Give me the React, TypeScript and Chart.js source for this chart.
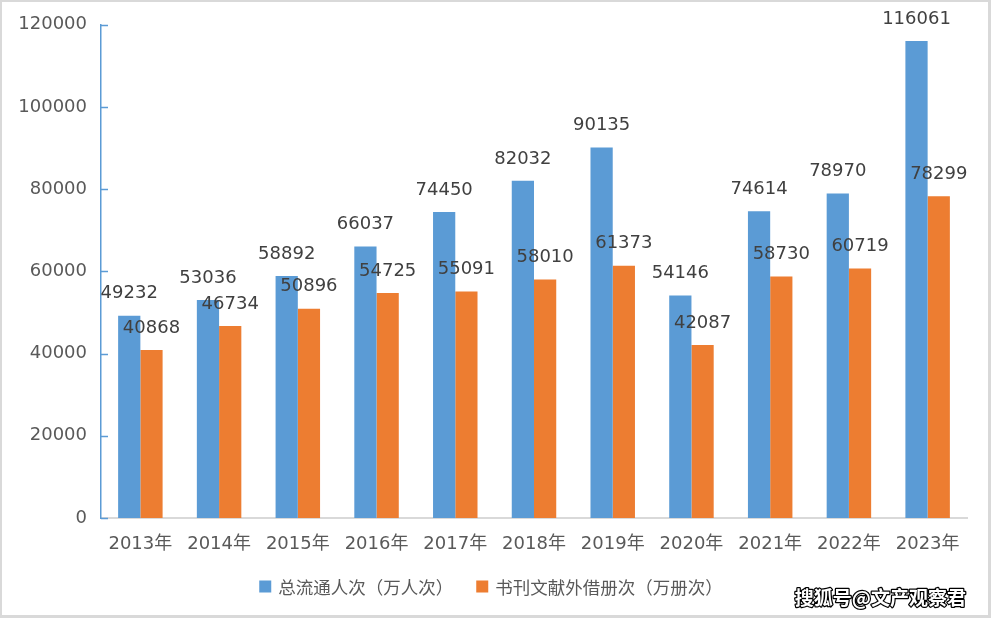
import React, { useEffect, useRef } from "react";
import { Chart, registerables } from "chart.js";

Chart.register(...registerables);

const categories = ["2013年", "2014年", "2015年", "2016年", "2017年", "2018年", "2019年", "2020年", "2021年", "2022年", "2023年"];
const circulation = [49232, 53036, 58892, 66037, 74450, 82032, 90135, 54146, 74614, 78970, 116061];
const loans = [40868, 46734, 50896, 54725, 55091, 58010, 61373, 42087, 58730, 60719, 78299];
const seriesNames = ["总流通人次（万人次）", "书刊文献外借册次（万册次）"];
const watermark = "搜狐号@文产观察君";

const FONT = "'DejaVu Sans', 'Noto Sans CJK SC', sans-serif";
const CJK = "'Noto Sans CJK SC', 'DejaVu Sans', sans-serif";

const labelPlugin = {
  id: "customDraw",
  afterDatasetsDraw(chart: any) {
    const ctx = chart.ctx;
    const ys = chart.scales.y;
    const area = chart.chartArea;
    ctx.save();
    ctx.strokeStyle = "#5B9BD5";
    ctx.lineWidth = 1.5;
    ys.ticks.forEach((t: any) => {
      const y = Math.round(ys.getPixelForValue(t.value)) + 0.5;
      ctx.beginPath();
      ctx.moveTo(area.left, y);
      ctx.lineTo(area.left + 7, y);
      ctx.stroke();
    });
    ctx.font = "18px " + FONT;
    ctx.fillStyle = "#404040";
    ctx.textAlign = "center";
    ctx.textBaseline = "middle";
    chart.data.datasets.forEach((ds: any, di: number) => {
      const meta = chart.getDatasetMeta(di);
      meta.data.forEach((el: any, i: number) => {
        ctx.fillText(String(ds.data[i]), el.x, el.y - 22);
      });
    });
    ctx.restore();
  },
  afterDraw(chart: any) {
    const ctx = chart.ctx;
    ctx.save();
    ctx.font = "17.5px " + CJK;
    ctx.textBaseline = "middle";
    const box = 12, gapText = 7, gapItem = 23;
    const widths = chart.data.datasets.map((d: any) => ctx.measureText(d.label).width);
    let total = 0;
    widths.forEach((w: number, i: number) => {
      total += box + gapText + w + (i > 0 ? gapItem : 0);
    });
    let x = 491 - total / 2;
    const cy = 586.5;
    chart.data.datasets.forEach((d: any, i: number) => {
      ctx.fillStyle = d.backgroundColor;
      ctx.fillRect(x, cy - box / 2, box, box);
      x += box + gapText;
      ctx.fillStyle = "#595959";
      ctx.textAlign = "left";
      ctx.fillText(d.label, x, cy + 1);
      x += widths[i] + gapItem;
    });
    ctx.font = "bold 19px " + CJK;
    ctx.textAlign = "right";
    ctx.textBaseline = "middle";
    ctx.lineJoin = "round";
    ctx.strokeStyle = "#000";
    ctx.lineWidth = 2.5;
    ctx.strokeText(watermark, 966, 598);
    ctx.fillStyle = "#fff";
    ctx.fillText(watermark, 966, 598);
    ctx.restore();
  },
};

export default function App() {
  const ref = useRef<HTMLCanvasElement | null>(null);
  useEffect(() => {
    if (!ref.current) return;
    const chart = new Chart(ref.current, {
      type: "bar",
      data: {
        labels: categories,
        datasets: [
          { label: seriesNames[0], data: circulation, backgroundColor: "#5B9BD5", borderWidth: 0, categoryPercentage: 0.565, barPercentage: 1 },
          { label: seriesNames[1], data: loans, backgroundColor: "#ED7D31", borderWidth: 0, categoryPercentage: 0.565, barPercentage: 1 },
        ],
      },
      options: {
        responsive: false,
        animation: false,
        layout: { padding: { top: 24, right: 24, bottom: 60, left: 0 } },
        plugins: { legend: { display: false }, tooltip: { enabled: false } },
        scales: {
          x: {
            afterFit: (s: any) => { s.height = 40; },
            grid: { display: false, drawTicks: false },
            border: { display: true, color: "#D9D9D9", width: 2 },
            ticks: { color: "#595959", font: { size: 18, family: FONT }, padding: 16, maxRotation: 0 },
          },
          y: {
            min: 0,
            max: 120000,
            afterFit: (s: any) => { s.width = 101; },
            grid: { display: false, drawTicks: false },
            border: { display: true, color: "#5B9BD5", width: 1.5 },
            ticks: { stepSize: 20000, color: "#595959", font: { size: 18, family: FONT }, padding: 14, callback: (v: any) => String(v) },
          },
        },
      },
      plugins: [labelPlugin],
    });
    return () => chart.destroy();
  }, []);
  return (
    <div style={{ position: "fixed", left: 0, top: 0, width: 991, height: 618, background: "#fff" }}>
      <canvas ref={ref} width={991} height={618} style={{ display: "block" }} />
      <div style={{ position: "absolute", left: 0, top: 0, width: 991, height: 618, boxSizing: "border-box", borderStyle: "solid", borderColor: "#D9D9D9", borderWidth: "2px 3px 3px 2px", pointerEvents: "none" }} />
    </div>
  );
}
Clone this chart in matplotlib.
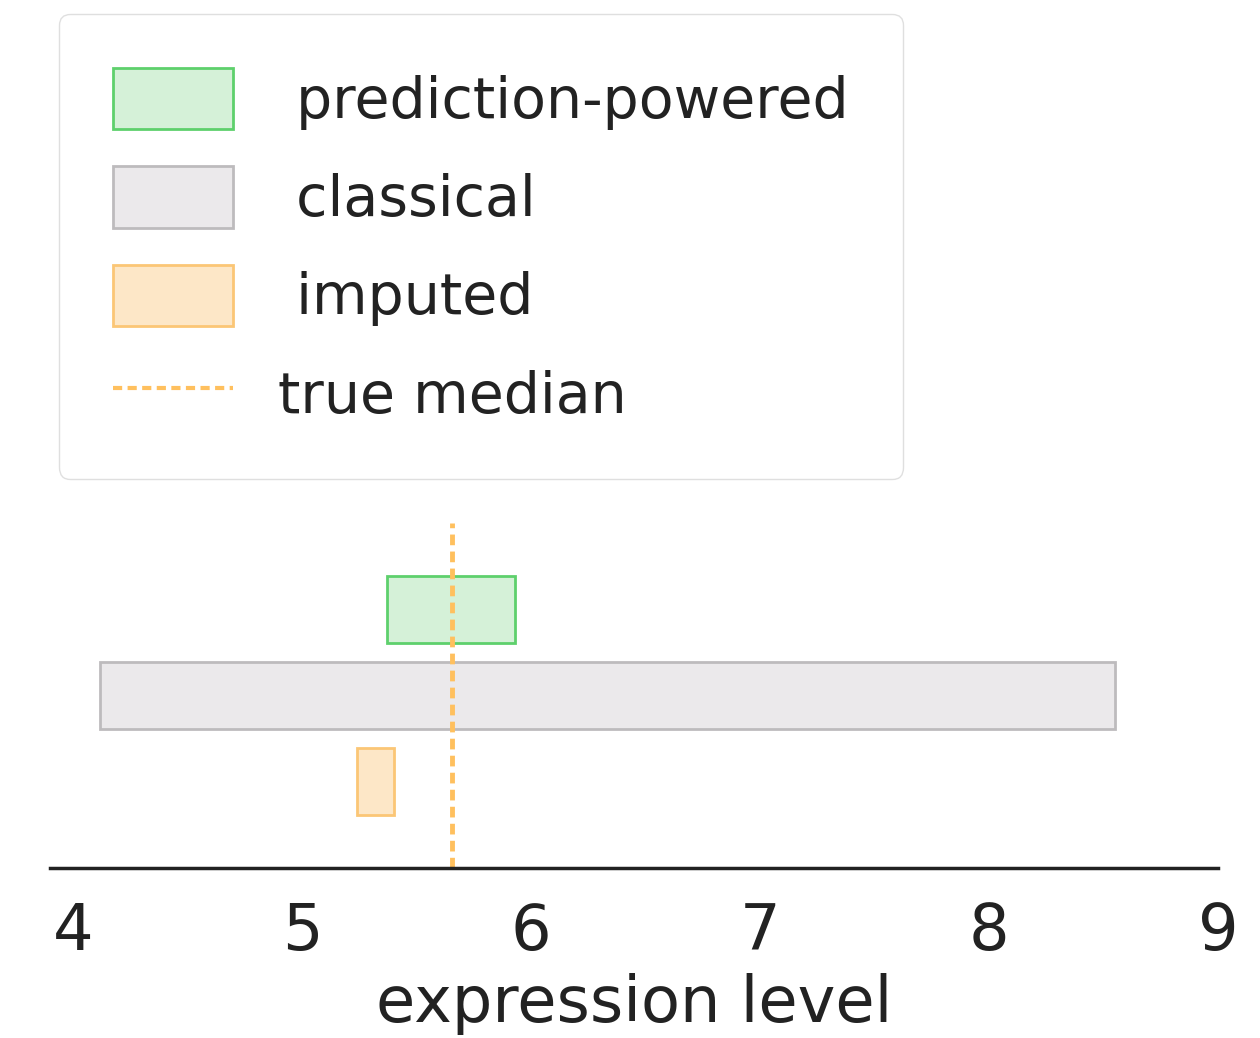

SHORT TASK
Gather, from the listing above, every line carrying the word "React".

OUTPUT FOR THIS EXERCISE
Give me the React, TypeScript and Chart.js source for this chart.
import React, { useEffect, useRef } from "react";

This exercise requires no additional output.